To be done: Return the material word for word. Do not include the pictures.

Provided data:
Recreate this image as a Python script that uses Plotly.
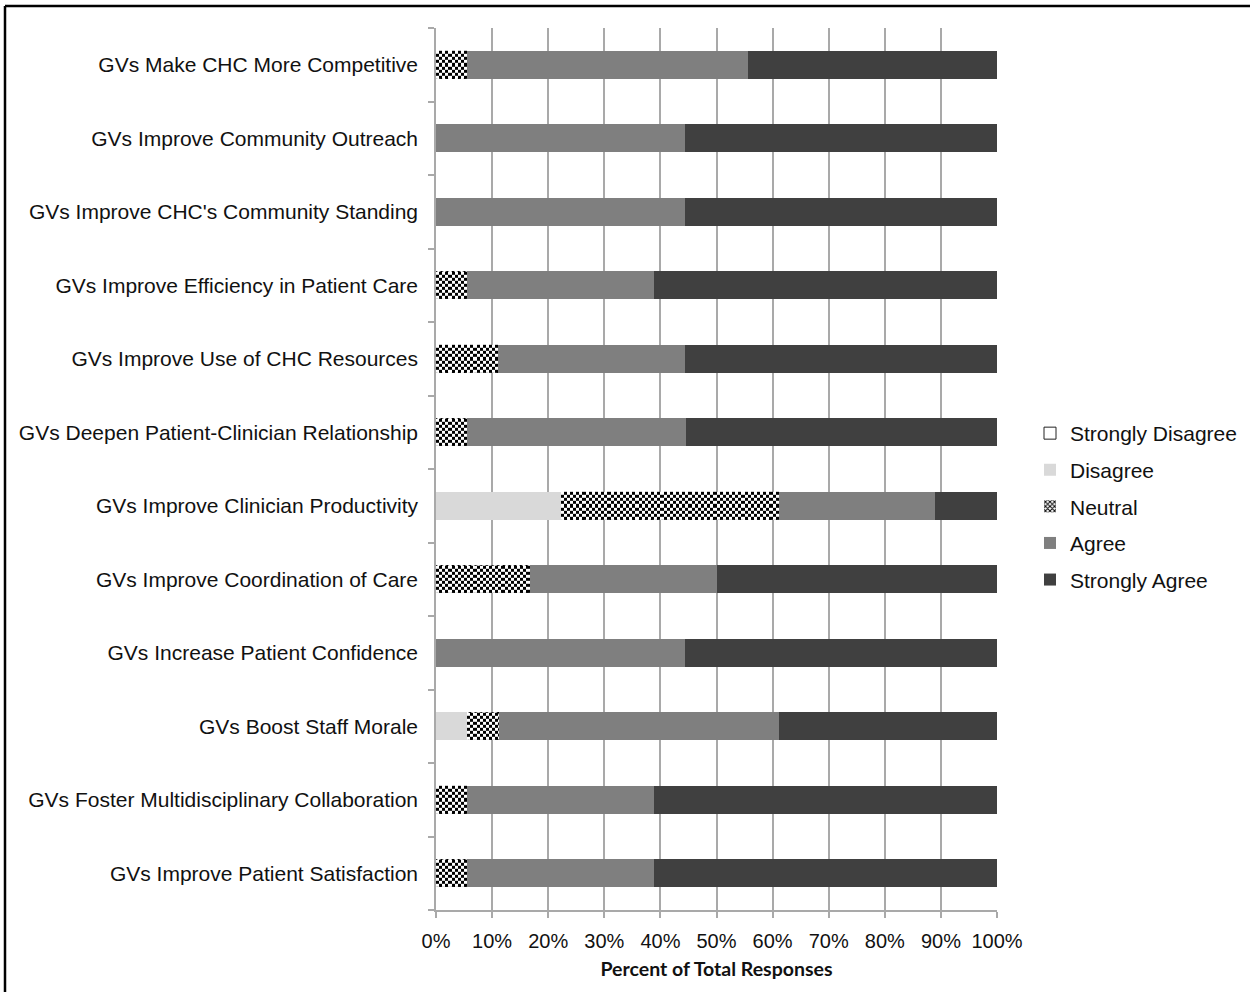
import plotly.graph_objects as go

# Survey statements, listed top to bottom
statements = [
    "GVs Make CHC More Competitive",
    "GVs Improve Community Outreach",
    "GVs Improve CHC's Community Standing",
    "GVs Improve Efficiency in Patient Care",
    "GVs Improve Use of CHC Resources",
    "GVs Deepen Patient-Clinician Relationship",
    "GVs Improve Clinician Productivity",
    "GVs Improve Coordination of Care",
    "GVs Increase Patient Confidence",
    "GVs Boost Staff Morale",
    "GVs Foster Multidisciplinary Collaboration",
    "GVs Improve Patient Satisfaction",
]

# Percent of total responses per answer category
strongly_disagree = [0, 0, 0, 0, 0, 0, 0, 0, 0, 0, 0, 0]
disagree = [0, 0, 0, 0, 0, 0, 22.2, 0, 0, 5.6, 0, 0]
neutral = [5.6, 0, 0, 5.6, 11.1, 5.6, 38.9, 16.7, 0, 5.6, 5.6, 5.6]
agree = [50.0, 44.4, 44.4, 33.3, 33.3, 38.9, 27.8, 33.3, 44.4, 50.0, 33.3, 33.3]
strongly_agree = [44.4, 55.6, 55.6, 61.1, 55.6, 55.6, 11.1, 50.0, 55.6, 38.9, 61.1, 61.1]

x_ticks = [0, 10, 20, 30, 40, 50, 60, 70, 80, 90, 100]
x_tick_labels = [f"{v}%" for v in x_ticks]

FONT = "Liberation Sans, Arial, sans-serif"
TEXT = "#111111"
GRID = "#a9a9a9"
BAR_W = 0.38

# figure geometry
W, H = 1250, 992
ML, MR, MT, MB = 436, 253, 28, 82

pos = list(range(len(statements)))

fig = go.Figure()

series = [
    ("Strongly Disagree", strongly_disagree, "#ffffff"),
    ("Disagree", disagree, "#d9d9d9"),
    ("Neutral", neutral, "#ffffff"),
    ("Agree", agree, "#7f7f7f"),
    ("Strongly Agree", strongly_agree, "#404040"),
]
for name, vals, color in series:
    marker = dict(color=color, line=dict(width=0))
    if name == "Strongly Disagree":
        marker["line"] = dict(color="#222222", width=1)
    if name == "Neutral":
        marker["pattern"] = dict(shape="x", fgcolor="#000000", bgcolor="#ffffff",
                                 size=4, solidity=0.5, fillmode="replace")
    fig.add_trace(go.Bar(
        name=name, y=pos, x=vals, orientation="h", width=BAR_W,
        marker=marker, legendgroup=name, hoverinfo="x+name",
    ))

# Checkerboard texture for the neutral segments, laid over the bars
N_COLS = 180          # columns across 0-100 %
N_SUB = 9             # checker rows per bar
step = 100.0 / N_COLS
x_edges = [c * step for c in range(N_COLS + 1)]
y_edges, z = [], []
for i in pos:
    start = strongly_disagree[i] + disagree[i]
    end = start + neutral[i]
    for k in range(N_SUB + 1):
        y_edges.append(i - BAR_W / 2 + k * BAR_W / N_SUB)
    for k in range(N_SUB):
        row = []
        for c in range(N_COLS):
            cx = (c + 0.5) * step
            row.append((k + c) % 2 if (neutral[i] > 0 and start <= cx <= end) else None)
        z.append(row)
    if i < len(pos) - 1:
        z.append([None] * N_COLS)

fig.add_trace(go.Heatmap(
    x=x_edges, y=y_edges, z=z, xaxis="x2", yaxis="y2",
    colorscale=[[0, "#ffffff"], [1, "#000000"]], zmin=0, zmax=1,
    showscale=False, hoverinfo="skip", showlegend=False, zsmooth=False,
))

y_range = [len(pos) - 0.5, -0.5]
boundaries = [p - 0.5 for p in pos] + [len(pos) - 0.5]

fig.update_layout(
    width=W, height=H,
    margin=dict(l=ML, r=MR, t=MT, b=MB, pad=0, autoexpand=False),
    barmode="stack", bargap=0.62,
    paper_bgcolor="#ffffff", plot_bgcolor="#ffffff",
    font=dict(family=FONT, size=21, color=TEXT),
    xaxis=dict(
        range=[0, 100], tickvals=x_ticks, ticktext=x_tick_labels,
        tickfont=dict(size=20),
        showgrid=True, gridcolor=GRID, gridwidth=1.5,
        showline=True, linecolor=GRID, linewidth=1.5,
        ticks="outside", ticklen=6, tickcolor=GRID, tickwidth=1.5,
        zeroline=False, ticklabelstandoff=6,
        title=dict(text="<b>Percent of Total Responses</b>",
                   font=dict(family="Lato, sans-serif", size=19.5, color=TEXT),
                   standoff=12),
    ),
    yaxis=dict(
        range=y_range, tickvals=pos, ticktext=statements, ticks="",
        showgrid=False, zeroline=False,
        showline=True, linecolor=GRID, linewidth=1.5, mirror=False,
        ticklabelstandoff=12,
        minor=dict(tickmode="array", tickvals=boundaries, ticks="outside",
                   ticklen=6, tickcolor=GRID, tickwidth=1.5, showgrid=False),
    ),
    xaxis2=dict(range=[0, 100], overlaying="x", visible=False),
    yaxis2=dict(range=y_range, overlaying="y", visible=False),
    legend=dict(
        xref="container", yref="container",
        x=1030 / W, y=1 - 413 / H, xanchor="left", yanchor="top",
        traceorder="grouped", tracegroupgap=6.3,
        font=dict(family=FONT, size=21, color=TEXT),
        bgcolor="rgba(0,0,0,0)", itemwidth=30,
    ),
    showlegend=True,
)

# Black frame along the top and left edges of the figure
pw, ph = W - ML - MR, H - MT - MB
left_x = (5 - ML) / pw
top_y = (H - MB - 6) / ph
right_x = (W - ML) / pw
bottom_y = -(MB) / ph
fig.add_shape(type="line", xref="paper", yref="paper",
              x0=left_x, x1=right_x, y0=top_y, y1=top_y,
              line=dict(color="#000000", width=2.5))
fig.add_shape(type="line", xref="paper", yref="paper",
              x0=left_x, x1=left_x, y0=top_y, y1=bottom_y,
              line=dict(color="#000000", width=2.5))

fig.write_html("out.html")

Written response:
Recreate this image as a Python script that uses Plotly.
import plotly.graph_objects as go

# Survey statements, listed top to bottom
statements = [
    "GVs Make CHC More Competitive",
    "GVs Improve Community Outreach",
    "GVs Improve CHC's Community Standing",
    "GVs Improve Efficiency in Patient Care",
    "GVs Improve Use of CHC Resources",
    "GVs Deepen Patient-Clinician Relationship",
    "GVs Improve Clinician Productivity",
    "GVs Improve Coordination of Care",
    "GVs Increase Patient Confidence",
    "GVs Boost Staff Morale",
    "GVs Foster Multidisciplinary Collaboration",
    "GVs Improve Patient Satisfaction",
]

# Percent of total responses per answer category
strongly_disagree = [0, 0, 0, 0, 0, 0, 0, 0, 0, 0, 0, 0]
disagree = [0, 0, 0, 0, 0, 0, 22.2, 0, 0, 5.6, 0, 0]
neutral = [5.6, 0, 0, 5.6, 11.1, 5.6, 38.9, 16.7, 0, 5.6, 5.6, 5.6]
agree = [50.0, 44.4, 44.4, 33.3, 33.3, 38.9, 27.8, 33.3, 44.4, 50.0, 33.3, 33.3]
strongly_agree = [44.4, 55.6, 55.6, 61.1, 55.6, 55.6, 11.1, 50.0, 55.6, 38.9, 61.1, 61.1]

x_ticks = [0, 10, 20, 30, 40, 50, 60, 70, 80, 90, 100]
x_tick_labels = [f"{v}%" for v in x_ticks]

FONT = "Liberation Sans, Arial, sans-serif"
TEXT = "#111111"
GRID = "#a9a9a9"
BAR_W = 0.38

# figure geometry
W, H = 1250, 992
ML, MR, MT, MB = 436, 253, 28, 82

pos = list(range(len(statements)))

fig = go.Figure()

series = [
    ("Strongly Disagree", strongly_disagree, "#ffffff"),
    ("Disagree", disagree, "#d9d9d9"),
    ("Neutral", neutral, "#ffffff"),
    ("Agree", agree, "#7f7f7f"),
    ("Strongly Agree", strongly_agree, "#404040"),
]
for name, vals, color in series:
    marker = dict(color=color, line=dict(width=0))
    if name == "Strongly Disagree":
        marker["line"] = dict(color="#222222", width=1)
    if name == "Neutral":
        marker["pattern"] = dict(shape="x", fgcolor="#000000", bgcolor="#ffffff",
                                 size=4, solidity=0.5, fillmode="replace")
    fig.add_trace(go.Bar(
        name=name, y=pos, x=vals, orientation="h", width=BAR_W,
        marker=marker, legendgroup=name, hoverinfo="x+name",
    ))

# Checkerboard texture for the neutral segments, laid over the bars
N_COLS = 180          # columns across 0-100 %
N_SUB = 9             # checker rows per bar
step = 100.0 / N_COLS
x_edges = [c * step for c in range(N_COLS + 1)]
y_edges, z = [], []
for i in pos:
    start = strongly_disagree[i] + disagree[i]
    end = start + neutral[i]
    for k in range(N_SUB + 1):
        y_edges.append(i - BAR_W / 2 + k * BAR_W / N_SUB)
    for k in range(N_SUB):
        row = []
        for c in range(N_COLS):
            cx = (c + 0.5) * step
            row.append((k + c) % 2 if (neutral[i] > 0 and start <= cx <= end) else None)
        z.append(row)
    if i < len(pos) - 1:
        z.append([None] * N_COLS)

fig.add_trace(go.Heatmap(
    x=x_edges, y=y_edges, z=z, xaxis="x2", yaxis="y2",
    colorscale=[[0, "#ffffff"], [1, "#000000"]], zmin=0, zmax=1,
    showscale=False, hoverinfo="skip", showlegend=False, zsmooth=False,
))

y_range = [len(pos) - 0.5, -0.5]
boundaries = [p - 0.5 for p in pos] + [len(pos) - 0.5]

fig.update_layout(
    width=W, height=H,
    margin=dict(l=ML, r=MR, t=MT, b=MB, pad=0, autoexpand=False),
    barmode="stack", bargap=0.62,
    paper_bgcolor="#ffffff", plot_bgcolor="#ffffff",
    font=dict(family=FONT, size=21, color=TEXT),
    xaxis=dict(
        range=[0, 100], tickvals=x_ticks, ticktext=x_tick_labels,
        tickfont=dict(size=20),
        showgrid=True, gridcolor=GRID, gridwidth=1.5,
        showline=True, linecolor=GRID, linewidth=1.5,
        ticks="outside", ticklen=6, tickcolor=GRID, tickwidth=1.5,
        zeroline=False, ticklabelstandoff=6,
        title=dict(text="<b>Percent of Total Responses</b>",
                   font=dict(family="Lato, sans-serif", size=19.5, color=TEXT),
                   standoff=12),
    ),
    yaxis=dict(
        range=y_range, tickvals=pos, ticktext=statements, ticks="",
        showgrid=False, zeroline=False,
        showline=True, linecolor=GRID, linewidth=1.5, mirror=False,
        ticklabelstandoff=12,
        minor=dict(tickmode="array", tickvals=boundaries, ticks="outside",
                   ticklen=6, tickcolor=GRID, tickwidth=1.5, showgrid=False),
    ),
    xaxis2=dict(range=[0, 100], overlaying="x", visible=False),
    yaxis2=dict(range=y_range, overlaying="y", visible=False),
    legend=dict(
        xref="container", yref="container",
        x=1030 / W, y=1 - 413 / H, xanchor="left", yanchor="top",
        traceorder="grouped", tracegroupgap=6.3,
        font=dict(family=FONT, size=21, color=TEXT),
        bgcolor="rgba(0,0,0,0)", itemwidth=30,
    ),
    showlegend=True,
)

# Black frame along the top and left edges of the figure
pw, ph = W - ML - MR, H - MT - MB
left_x = (5 - ML) / pw
top_y = (H - MB - 6) / ph
right_x = (W - ML) / pw
bottom_y = -(MB) / ph
fig.add_shape(type="line", xref="paper", yref="paper",
              x0=left_x, x1=right_x, y0=top_y, y1=top_y,
              line=dict(color="#000000", width=2.5))
fig.add_shape(type="line", xref="paper", yref="paper",
              x0=left_x, x1=left_x, y0=top_y, y1=bottom_y,
              line=dict(color="#000000", width=2.5))

fig.write_html("out.html")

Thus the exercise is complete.